======== PROVIDED ENTRIES ========

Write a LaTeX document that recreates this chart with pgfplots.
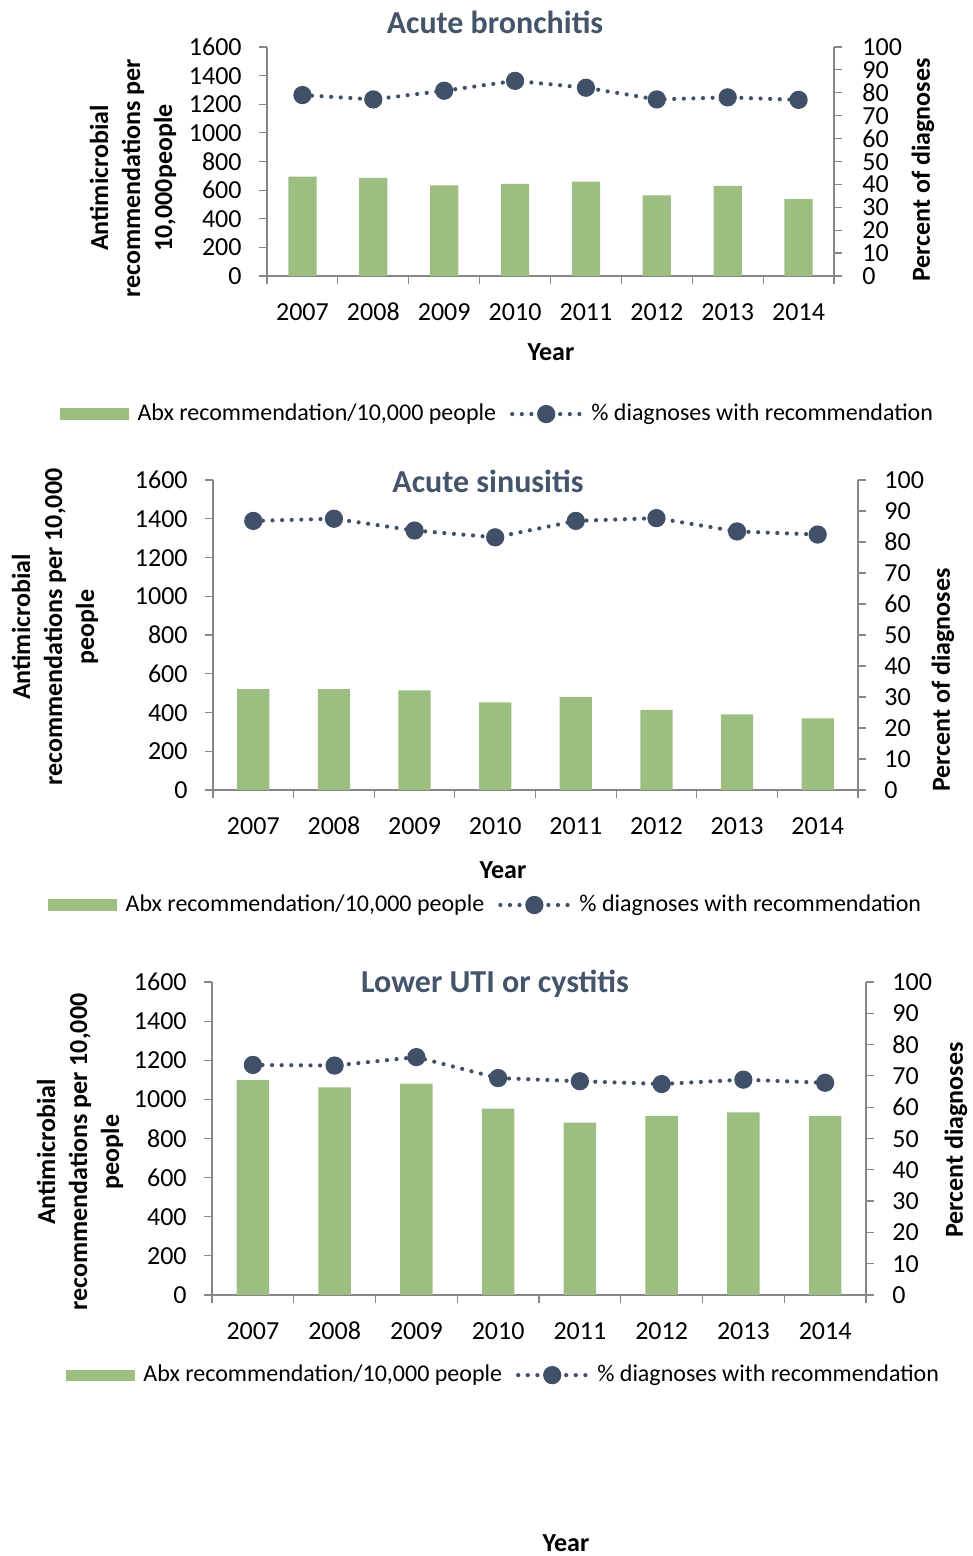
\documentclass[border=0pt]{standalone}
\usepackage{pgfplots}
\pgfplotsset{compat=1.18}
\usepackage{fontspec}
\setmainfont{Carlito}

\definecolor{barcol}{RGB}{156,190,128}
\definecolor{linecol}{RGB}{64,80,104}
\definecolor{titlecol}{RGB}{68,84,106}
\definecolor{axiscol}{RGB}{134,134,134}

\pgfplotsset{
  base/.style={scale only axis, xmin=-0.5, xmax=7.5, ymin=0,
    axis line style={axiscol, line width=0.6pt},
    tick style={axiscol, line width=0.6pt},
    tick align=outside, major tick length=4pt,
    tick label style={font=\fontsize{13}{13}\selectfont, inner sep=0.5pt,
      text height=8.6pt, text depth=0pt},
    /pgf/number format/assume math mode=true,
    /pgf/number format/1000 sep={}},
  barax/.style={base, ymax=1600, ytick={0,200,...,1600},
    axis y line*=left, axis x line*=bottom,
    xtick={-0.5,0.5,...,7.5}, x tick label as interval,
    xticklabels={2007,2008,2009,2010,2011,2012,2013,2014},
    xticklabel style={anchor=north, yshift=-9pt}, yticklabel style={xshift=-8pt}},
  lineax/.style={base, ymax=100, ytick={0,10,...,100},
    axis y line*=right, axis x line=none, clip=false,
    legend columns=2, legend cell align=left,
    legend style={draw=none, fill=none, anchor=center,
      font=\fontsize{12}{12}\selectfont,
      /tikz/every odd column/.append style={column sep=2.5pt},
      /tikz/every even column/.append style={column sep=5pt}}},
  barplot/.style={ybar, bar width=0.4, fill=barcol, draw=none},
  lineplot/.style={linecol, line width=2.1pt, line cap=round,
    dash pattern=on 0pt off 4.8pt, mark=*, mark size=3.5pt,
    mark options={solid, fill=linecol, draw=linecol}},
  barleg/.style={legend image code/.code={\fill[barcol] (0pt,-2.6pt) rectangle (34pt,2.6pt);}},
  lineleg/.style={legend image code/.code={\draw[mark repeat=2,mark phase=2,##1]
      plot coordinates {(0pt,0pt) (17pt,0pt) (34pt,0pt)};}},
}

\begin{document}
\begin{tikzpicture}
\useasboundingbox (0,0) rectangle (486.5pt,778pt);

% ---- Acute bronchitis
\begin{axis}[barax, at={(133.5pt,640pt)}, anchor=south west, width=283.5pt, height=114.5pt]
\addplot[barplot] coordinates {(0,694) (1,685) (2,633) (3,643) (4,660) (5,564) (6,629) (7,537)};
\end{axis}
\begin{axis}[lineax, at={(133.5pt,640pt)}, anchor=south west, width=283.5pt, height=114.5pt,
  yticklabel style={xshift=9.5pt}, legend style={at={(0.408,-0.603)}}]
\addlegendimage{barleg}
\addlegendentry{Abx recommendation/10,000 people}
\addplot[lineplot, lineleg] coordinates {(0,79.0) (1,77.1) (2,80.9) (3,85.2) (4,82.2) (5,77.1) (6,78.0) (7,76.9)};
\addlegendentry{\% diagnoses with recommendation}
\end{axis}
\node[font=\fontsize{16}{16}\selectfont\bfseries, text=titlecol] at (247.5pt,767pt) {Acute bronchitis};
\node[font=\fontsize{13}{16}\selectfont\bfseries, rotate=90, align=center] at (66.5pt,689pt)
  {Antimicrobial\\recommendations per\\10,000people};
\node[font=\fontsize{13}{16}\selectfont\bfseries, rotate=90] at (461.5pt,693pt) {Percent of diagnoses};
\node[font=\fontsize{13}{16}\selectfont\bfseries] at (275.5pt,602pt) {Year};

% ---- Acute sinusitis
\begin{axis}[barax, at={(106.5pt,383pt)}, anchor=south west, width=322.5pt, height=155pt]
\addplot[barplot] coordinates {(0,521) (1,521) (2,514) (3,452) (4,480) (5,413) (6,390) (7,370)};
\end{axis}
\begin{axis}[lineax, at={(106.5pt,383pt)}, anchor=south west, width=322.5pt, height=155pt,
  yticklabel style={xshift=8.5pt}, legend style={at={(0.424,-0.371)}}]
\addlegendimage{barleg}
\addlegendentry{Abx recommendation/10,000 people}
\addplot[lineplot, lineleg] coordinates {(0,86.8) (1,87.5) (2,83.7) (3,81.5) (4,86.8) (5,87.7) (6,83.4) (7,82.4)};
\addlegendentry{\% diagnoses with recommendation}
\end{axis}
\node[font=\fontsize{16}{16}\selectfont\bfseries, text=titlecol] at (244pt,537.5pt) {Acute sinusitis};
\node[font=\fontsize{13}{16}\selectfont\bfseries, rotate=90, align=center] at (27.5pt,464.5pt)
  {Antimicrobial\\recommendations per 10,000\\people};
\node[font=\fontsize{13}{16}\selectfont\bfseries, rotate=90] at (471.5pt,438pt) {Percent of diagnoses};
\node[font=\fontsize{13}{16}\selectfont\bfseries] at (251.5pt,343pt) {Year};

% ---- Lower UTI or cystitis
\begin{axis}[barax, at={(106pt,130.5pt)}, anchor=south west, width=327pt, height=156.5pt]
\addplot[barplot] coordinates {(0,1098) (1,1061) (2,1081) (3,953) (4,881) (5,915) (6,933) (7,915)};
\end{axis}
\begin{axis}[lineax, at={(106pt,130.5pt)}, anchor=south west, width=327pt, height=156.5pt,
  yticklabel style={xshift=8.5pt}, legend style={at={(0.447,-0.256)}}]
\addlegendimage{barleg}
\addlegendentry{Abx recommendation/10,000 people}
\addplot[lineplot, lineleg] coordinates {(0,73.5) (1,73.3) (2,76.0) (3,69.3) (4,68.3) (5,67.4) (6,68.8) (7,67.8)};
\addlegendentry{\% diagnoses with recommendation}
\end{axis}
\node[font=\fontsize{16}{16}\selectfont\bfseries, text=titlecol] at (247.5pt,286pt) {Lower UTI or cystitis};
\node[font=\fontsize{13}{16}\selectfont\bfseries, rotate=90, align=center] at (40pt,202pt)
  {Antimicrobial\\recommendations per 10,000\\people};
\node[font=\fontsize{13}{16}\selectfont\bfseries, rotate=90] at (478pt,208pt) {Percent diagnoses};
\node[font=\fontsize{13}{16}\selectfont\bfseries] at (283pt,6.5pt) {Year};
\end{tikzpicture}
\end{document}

========
======== PROVIDED ENTRIES ========

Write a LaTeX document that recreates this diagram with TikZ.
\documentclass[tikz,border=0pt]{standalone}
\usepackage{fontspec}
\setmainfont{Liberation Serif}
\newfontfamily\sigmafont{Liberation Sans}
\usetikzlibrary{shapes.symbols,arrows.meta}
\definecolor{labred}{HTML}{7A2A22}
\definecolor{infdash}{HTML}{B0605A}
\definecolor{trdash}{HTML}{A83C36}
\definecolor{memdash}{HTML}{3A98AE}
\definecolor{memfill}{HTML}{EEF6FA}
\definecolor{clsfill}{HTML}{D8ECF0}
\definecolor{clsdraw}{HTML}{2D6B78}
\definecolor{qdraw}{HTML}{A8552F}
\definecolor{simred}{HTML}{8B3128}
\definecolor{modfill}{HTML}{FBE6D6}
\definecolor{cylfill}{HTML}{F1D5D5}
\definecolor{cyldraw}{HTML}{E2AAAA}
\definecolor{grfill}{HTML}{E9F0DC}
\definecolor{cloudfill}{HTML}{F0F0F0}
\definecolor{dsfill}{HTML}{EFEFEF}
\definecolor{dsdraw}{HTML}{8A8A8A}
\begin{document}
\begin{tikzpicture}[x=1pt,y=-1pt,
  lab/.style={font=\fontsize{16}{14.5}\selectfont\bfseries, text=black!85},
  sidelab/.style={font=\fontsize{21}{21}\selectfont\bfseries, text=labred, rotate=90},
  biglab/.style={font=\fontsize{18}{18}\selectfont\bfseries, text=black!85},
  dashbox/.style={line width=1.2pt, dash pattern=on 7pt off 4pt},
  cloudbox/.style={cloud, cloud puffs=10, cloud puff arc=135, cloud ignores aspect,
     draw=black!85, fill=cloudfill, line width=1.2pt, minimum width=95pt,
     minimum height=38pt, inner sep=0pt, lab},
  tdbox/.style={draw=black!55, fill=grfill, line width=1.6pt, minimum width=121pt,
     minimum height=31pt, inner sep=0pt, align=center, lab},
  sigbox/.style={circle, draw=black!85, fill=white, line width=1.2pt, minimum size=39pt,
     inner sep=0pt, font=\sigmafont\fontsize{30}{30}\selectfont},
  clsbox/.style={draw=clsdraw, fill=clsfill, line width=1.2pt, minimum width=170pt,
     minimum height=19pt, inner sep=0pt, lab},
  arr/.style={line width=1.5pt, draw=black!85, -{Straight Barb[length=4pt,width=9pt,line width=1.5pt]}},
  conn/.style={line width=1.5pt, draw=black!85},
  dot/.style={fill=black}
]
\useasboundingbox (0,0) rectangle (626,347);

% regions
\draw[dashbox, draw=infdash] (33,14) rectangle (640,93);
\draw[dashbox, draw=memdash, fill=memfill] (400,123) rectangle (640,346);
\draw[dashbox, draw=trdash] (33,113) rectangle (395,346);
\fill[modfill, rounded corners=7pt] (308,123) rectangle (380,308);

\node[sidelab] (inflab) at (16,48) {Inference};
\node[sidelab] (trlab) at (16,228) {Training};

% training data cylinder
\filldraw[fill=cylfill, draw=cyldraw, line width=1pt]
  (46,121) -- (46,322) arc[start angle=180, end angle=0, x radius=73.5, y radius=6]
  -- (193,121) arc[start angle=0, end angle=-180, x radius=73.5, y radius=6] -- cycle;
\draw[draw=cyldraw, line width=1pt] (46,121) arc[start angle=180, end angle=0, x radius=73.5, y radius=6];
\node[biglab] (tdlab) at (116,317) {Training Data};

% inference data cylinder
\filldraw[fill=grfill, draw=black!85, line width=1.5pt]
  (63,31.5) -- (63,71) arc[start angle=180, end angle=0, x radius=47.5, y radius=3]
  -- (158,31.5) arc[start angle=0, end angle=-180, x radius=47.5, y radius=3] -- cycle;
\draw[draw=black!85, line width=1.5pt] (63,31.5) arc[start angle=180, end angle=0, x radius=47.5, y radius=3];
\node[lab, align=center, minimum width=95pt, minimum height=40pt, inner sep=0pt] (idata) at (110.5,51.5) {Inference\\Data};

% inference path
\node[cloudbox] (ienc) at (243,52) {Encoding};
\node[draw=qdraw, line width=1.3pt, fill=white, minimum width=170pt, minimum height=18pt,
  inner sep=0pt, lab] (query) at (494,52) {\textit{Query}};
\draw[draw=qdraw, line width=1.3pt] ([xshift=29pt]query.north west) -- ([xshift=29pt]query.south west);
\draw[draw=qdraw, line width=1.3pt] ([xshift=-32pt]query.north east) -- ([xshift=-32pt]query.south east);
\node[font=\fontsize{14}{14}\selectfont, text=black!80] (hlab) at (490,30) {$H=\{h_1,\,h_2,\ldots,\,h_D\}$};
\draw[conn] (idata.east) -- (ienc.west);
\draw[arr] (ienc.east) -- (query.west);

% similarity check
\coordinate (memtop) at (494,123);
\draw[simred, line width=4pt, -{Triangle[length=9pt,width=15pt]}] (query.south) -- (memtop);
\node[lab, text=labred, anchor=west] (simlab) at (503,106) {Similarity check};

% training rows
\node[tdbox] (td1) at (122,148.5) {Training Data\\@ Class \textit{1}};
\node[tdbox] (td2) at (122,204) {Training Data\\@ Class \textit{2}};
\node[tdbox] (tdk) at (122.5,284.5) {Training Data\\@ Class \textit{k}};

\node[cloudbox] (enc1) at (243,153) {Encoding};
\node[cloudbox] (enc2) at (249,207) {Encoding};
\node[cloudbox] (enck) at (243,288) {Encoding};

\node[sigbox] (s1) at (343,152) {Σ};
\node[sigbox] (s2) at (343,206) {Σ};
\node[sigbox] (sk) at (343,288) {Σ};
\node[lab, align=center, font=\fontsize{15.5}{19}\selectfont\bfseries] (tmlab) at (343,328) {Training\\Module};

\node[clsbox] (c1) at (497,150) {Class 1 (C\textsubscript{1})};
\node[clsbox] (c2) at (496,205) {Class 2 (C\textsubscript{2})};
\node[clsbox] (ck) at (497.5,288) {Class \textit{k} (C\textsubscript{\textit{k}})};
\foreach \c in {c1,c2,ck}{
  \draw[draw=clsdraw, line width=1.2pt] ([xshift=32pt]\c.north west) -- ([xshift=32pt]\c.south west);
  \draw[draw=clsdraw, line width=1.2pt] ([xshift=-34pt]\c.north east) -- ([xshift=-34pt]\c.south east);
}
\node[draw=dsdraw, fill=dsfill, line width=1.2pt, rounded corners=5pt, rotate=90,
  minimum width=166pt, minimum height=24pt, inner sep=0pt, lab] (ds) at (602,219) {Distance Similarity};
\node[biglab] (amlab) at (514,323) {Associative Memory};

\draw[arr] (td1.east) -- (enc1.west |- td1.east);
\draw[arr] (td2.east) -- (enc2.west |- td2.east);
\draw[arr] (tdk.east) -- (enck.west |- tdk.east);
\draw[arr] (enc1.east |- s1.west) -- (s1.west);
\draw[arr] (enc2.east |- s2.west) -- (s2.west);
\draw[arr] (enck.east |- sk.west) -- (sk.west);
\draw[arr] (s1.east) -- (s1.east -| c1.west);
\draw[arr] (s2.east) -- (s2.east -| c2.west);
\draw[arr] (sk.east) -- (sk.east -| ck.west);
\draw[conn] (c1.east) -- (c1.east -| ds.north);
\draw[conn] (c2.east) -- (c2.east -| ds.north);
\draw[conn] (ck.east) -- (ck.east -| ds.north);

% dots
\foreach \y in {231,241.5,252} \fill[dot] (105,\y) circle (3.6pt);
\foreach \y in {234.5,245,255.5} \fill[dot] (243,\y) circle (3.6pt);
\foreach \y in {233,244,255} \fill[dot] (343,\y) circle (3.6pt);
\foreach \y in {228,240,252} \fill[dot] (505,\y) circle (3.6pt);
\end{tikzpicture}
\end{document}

========

Copy all lines from the material that contain "recreates".

#### OUTPUT BELOW:
Write a LaTeX document that recreates this chart with pgfplots.
Write a LaTeX document that recreates this diagram with TikZ.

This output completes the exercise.